> _CHALLENGE_: Restate the data below word for word. Skip any images it contains.
────────────────
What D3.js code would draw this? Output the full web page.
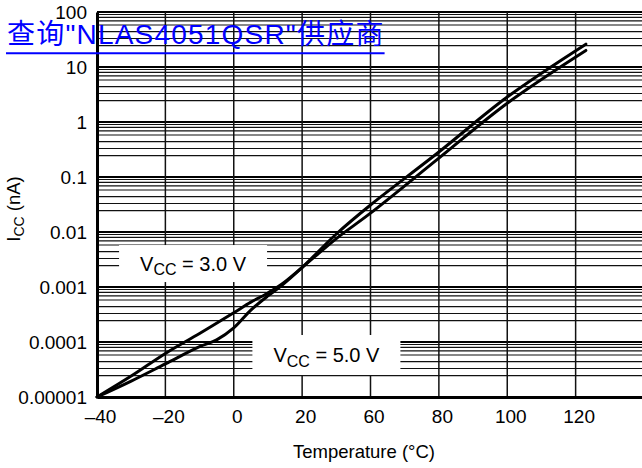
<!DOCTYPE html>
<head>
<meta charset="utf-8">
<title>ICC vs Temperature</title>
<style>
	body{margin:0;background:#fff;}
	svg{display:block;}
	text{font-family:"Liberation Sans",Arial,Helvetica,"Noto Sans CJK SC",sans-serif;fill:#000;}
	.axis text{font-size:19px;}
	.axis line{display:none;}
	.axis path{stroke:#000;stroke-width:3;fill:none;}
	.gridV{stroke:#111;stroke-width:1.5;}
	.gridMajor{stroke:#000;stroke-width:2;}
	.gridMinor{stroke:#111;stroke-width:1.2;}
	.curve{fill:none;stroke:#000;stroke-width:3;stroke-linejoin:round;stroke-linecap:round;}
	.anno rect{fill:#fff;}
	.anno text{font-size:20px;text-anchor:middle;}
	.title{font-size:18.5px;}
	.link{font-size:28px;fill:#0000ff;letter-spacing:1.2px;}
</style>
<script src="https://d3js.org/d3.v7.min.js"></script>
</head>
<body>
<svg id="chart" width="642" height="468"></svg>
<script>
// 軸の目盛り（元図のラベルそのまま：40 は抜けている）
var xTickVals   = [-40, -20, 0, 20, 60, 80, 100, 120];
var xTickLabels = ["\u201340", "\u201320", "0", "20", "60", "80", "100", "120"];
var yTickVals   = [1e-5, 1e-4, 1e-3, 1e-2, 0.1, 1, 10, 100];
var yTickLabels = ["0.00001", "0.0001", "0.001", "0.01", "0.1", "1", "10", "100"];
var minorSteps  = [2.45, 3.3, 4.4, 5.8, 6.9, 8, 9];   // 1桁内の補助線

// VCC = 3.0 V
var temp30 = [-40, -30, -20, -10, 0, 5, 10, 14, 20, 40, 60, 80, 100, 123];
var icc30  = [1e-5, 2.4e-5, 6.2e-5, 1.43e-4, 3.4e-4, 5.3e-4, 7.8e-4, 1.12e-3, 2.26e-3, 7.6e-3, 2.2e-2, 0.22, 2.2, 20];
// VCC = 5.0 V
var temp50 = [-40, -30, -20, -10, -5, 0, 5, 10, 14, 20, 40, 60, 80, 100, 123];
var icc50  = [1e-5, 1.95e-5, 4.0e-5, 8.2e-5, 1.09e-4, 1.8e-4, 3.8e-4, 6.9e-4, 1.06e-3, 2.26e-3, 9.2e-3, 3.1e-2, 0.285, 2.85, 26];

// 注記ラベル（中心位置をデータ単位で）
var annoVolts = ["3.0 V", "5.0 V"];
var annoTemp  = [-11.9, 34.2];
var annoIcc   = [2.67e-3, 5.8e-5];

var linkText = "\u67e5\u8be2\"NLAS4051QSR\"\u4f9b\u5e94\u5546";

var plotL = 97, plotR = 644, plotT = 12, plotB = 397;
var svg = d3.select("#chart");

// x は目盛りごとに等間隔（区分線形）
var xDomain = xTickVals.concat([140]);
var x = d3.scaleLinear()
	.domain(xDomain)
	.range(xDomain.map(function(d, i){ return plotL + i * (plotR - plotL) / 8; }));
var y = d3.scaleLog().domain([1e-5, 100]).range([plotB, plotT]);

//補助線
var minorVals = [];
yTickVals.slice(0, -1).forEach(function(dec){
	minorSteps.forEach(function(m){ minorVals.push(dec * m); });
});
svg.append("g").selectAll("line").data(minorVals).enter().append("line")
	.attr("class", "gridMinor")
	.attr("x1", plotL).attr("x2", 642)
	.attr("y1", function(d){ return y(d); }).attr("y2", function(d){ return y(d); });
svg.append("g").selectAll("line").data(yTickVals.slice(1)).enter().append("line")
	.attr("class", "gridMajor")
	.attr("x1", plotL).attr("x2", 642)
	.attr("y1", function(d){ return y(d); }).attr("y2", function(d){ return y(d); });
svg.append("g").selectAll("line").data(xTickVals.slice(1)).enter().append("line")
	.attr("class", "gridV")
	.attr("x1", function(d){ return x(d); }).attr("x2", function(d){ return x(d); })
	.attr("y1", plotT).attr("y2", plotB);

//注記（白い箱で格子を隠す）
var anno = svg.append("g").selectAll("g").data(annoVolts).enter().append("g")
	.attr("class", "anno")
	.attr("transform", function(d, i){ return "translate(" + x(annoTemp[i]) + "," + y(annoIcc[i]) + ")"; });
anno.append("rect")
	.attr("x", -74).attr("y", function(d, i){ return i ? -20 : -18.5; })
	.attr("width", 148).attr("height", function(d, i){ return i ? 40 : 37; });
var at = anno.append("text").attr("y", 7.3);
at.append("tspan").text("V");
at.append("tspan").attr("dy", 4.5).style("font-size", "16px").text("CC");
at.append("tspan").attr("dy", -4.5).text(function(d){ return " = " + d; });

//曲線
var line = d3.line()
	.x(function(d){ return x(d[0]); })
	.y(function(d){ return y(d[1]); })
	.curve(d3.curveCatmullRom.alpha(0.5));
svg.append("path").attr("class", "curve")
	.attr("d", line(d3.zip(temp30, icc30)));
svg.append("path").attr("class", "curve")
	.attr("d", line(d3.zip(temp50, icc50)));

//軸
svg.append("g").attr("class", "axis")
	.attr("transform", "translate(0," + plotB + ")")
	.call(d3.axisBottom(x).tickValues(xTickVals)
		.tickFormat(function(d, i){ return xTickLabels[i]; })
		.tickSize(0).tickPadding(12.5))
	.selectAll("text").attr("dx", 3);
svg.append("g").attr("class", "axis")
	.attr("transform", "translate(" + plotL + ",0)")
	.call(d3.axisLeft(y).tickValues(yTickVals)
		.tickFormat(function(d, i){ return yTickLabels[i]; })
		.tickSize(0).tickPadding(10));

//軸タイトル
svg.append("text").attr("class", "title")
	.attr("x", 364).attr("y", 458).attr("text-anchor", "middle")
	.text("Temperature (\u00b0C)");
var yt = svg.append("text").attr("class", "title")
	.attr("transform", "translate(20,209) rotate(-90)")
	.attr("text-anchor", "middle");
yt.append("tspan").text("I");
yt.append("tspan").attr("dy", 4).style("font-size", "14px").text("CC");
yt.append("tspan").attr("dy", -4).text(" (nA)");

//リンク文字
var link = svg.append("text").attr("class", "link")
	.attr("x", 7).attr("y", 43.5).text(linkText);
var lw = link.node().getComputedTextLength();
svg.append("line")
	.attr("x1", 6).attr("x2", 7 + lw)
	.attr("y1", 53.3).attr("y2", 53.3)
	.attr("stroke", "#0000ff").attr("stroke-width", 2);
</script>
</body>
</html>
────────────────
> _RESULT OF THIS TASK_:
What D3.js code would draw this? Output the full web page.
<!DOCTYPE html>
<head>
<meta charset="utf-8">
<title>ICC vs Temperature</title>
<style>
	body{margin:0;background:#fff;}
	svg{display:block;}
	text{font-family:"Liberation Sans",Arial,Helvetica,"Noto Sans CJK SC",sans-serif;fill:#000;}
	.axis text{font-size:19px;}
	.axis line{display:none;}
	.axis path{stroke:#000;stroke-width:3;fill:none;}
	.gridV{stroke:#111;stroke-width:1.5;}
	.gridMajor{stroke:#000;stroke-width:2;}
	.gridMinor{stroke:#111;stroke-width:1.2;}
	.curve{fill:none;stroke:#000;stroke-width:3;stroke-linejoin:round;stroke-linecap:round;}
	.anno rect{fill:#fff;}
	.anno text{font-size:20px;text-anchor:middle;}
	.title{font-size:18.5px;}
	.link{font-size:28px;fill:#0000ff;letter-spacing:1.2px;}
</style>
<script src="https://d3js.org/d3.v7.min.js"></script>
</head>
<body>
<svg id="chart" width="642" height="468"></svg>
<script>
// 軸の目盛り（元図のラベルそのまま：40 は抜けている）
var xTickVals   = [-40, -20, 0, 20, 60, 80, 100, 120];
var xTickLabels = ["\u201340", "\u201320", "0", "20", "60", "80", "100", "120"];
var yTickVals   = [1e-5, 1e-4, 1e-3, 1e-2, 0.1, 1, 10, 100];
var yTickLabels = ["0.00001", "0.0001", "0.001", "0.01", "0.1", "1", "10", "100"];
var minorSteps  = [2.45, 3.3, 4.4, 5.8, 6.9, 8, 9];   // 1桁内の補助線

// VCC = 3.0 V
var temp30 = [-40, -30, -20, -10, 0, 5, 10, 14, 20, 40, 60, 80, 100, 123];
var icc30  = [1e-5, 2.4e-5, 6.2e-5, 1.43e-4, 3.4e-4, 5.3e-4, 7.8e-4, 1.12e-3, 2.26e-3, 7.6e-3, 2.2e-2, 0.22, 2.2, 20];
// VCC = 5.0 V
var temp50 = [-40, -30, -20, -10, -5, 0, 5, 10, 14, 20, 40, 60, 80, 100, 123];
var icc50  = [1e-5, 1.95e-5, 4.0e-5, 8.2e-5, 1.09e-4, 1.8e-4, 3.8e-4, 6.9e-4, 1.06e-3, 2.26e-3, 9.2e-3, 3.1e-2, 0.285, 2.85, 26];

// 注記ラベル（中心位置をデータ単位で）
var annoVolts = ["3.0 V", "5.0 V"];
var annoTemp  = [-11.9, 34.2];
var annoIcc   = [2.67e-3, 5.8e-5];

var linkText = "\u67e5\u8be2\"NLAS4051QSR\"\u4f9b\u5e94\u5546";

var plotL = 97, plotR = 644, plotT = 12, plotB = 397;
var svg = d3.select("#chart");

// x は目盛りごとに等間隔（区分線形）
var xDomain = xTickVals.concat([140]);
var x = d3.scaleLinear()
	.domain(xDomain)
	.range(xDomain.map(function(d, i){ return plotL + i * (plotR - plotL) / 8; }));
var y = d3.scaleLog().domain([1e-5, 100]).range([plotB, plotT]);

//補助線
var minorVals = [];
yTickVals.slice(0, -1).forEach(function(dec){
	minorSteps.forEach(function(m){ minorVals.push(dec * m); });
});
svg.append("g").selectAll("line").data(minorVals).enter().append("line")
	.attr("class", "gridMinor")
	.attr("x1", plotL).attr("x2", 642)
	.attr("y1", function(d){ return y(d); }).attr("y2", function(d){ return y(d); });
svg.append("g").selectAll("line").data(yTickVals.slice(1)).enter().append("line")
	.attr("class", "gridMajor")
	.attr("x1", plotL).attr("x2", 642)
	.attr("y1", function(d){ return y(d); }).attr("y2", function(d){ return y(d); });
svg.append("g").selectAll("line").data(xTickVals.slice(1)).enter().append("line")
	.attr("class", "gridV")
	.attr("x1", function(d){ return x(d); }).attr("x2", function(d){ return x(d); })
	.attr("y1", plotT).attr("y2", plotB);

//注記（白い箱で格子を隠す）
var anno = svg.append("g").selectAll("g").data(annoVolts).enter().append("g")
	.attr("class", "anno")
	.attr("transform", function(d, i){ return "translate(" + x(annoTemp[i]) + "," + y(annoIcc[i]) + ")"; });
anno.append("rect")
	.attr("x", -74).attr("y", function(d, i){ return i ? -20 : -18.5; })
	.attr("width", 148).attr("height", function(d, i){ return i ? 40 : 37; });
var at = anno.append("text").attr("y", 7.3);
at.append("tspan").text("V");
at.append("tspan").attr("dy", 4.5).style("font-size", "16px").text("CC");
at.append("tspan").attr("dy", -4.5).text(function(d){ return " = " + d; });

//曲線
var line = d3.line()
	.x(function(d){ return x(d[0]); })
	.y(function(d){ return y(d[1]); })
	.curve(d3.curveCatmullRom.alpha(0.5));
svg.append("path").attr("class", "curve")
	.attr("d", line(d3.zip(temp30, icc30)));
svg.append("path").attr("class", "curve")
	.attr("d", line(d3.zip(temp50, icc50)));

//軸
svg.append("g").attr("class", "axis")
	.attr("transform", "translate(0," + plotB + ")")
	.call(d3.axisBottom(x).tickValues(xTickVals)
		.tickFormat(function(d, i){ return xTickLabels[i]; })
		.tickSize(0).tickPadding(12.5))
	.selectAll("text").attr("dx", 3);
svg.append("g").attr("class", "axis")
	.attr("transform", "translate(" + plotL + ",0)")
	.call(d3.axisLeft(y).tickValues(yTickVals)
		.tickFormat(function(d, i){ return yTickLabels[i]; })
		.tickSize(0).tickPadding(10));

//軸タイトル
svg.append("text").attr("class", "title")
	.attr("x", 364).attr("y", 458).attr("text-anchor", "middle")
	.text("Temperature (\u00b0C)");
var yt = svg.append("text").attr("class", "title")
	.attr("transform", "translate(20,209) rotate(-90)")
	.attr("text-anchor", "middle");
yt.append("tspan").text("I");
yt.append("tspan").attr("dy", 4).style("font-size", "14px").text("CC");
yt.append("tspan").attr("dy", -4).text(" (nA)");

//リンク文字
var link = svg.append("text").attr("class", "link")
	.attr("x", 7).attr("y", 43.5).text(linkText);
var lw = link.node().getComputedTextLength();
svg.append("line")
	.attr("x1", 6).attr("x2", 7 + lw)
	.attr("y1", 53.3).attr("y2", 53.3)
	.attr("stroke", "#0000ff").attr("stroke-width", 2);
</script>
</body>
</html>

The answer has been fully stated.